With massive systems, some optimizations passes have essentially no effect but take up an immense amount of time.
GCC users should compile bcode.c
with -fno-tree-fre -fno-gcse -fno-expensive-optimizations
. This seems to have minimal impact on runtime
performance, but has massive cost savings on compilation time. -fno-gcse
is
recommended by the GCC manual for computed gotos, though I didn't see any
improvement in the generated code on x86. Maybe other architectures benefit
from it more? Dunno. -fno-tree-slp-vectorize
can also be useful to decrease
memory usage, but doesn't seem to have too much of an effect on the compilation
speed.
LLVM users should use -fno-slp-vectorize
which does help a bit, but
-ftime-report
doesn't show any obvious other flags that should be turned off.

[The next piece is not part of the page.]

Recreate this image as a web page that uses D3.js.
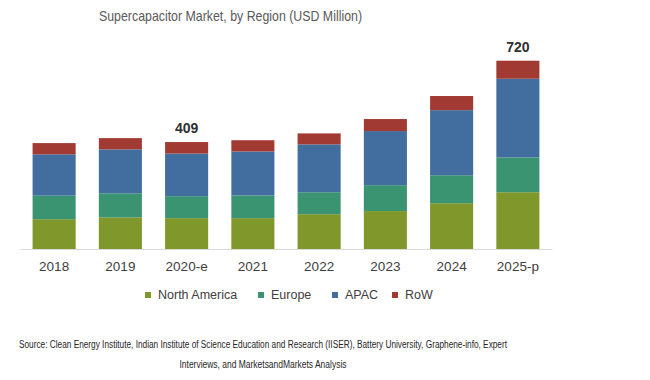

I'm sure there are, I just haven't looked hard enough. In any case, GCC I
suppose is the currently recommended compiler.
I've seen some things online about using tailcalls to produce faster
bytecode interpreters, so as an experiment, I modified the generator
to output tailcalls instead, where each operation corresponds to a
single function that uses tailcalls to the next operation.
The modifications can be found in the tailcalls
branch.
In practice, it seems that this method has a slightly higher
runtime overhead due to the fact that calling conventions typically allow only
a fairly small number of physical registers to map the virtual registers to,
leading to more stack accesses than with a single huge function. Additionally,
some architecture don't seem to support tailcalls, or at least not efficient
ones, so tailcalls may be less portable than this method. Would be interesting
to see if the situation changes with the musttail
attribute possibly being
standardized.
Seemingly main advantage of tailcalls seems to be that the library compiles quite a bit quicker, as compiler are typically more geared towards handling lots of small functions over single massive ones.
Although, please keep in mind that this bytecode generator is only interested in producing machine-like bytecode, and wouldn't necessarily be as well suited for a higher-level bytecode that languages like Python uses, where tailcalls may well be a better fit.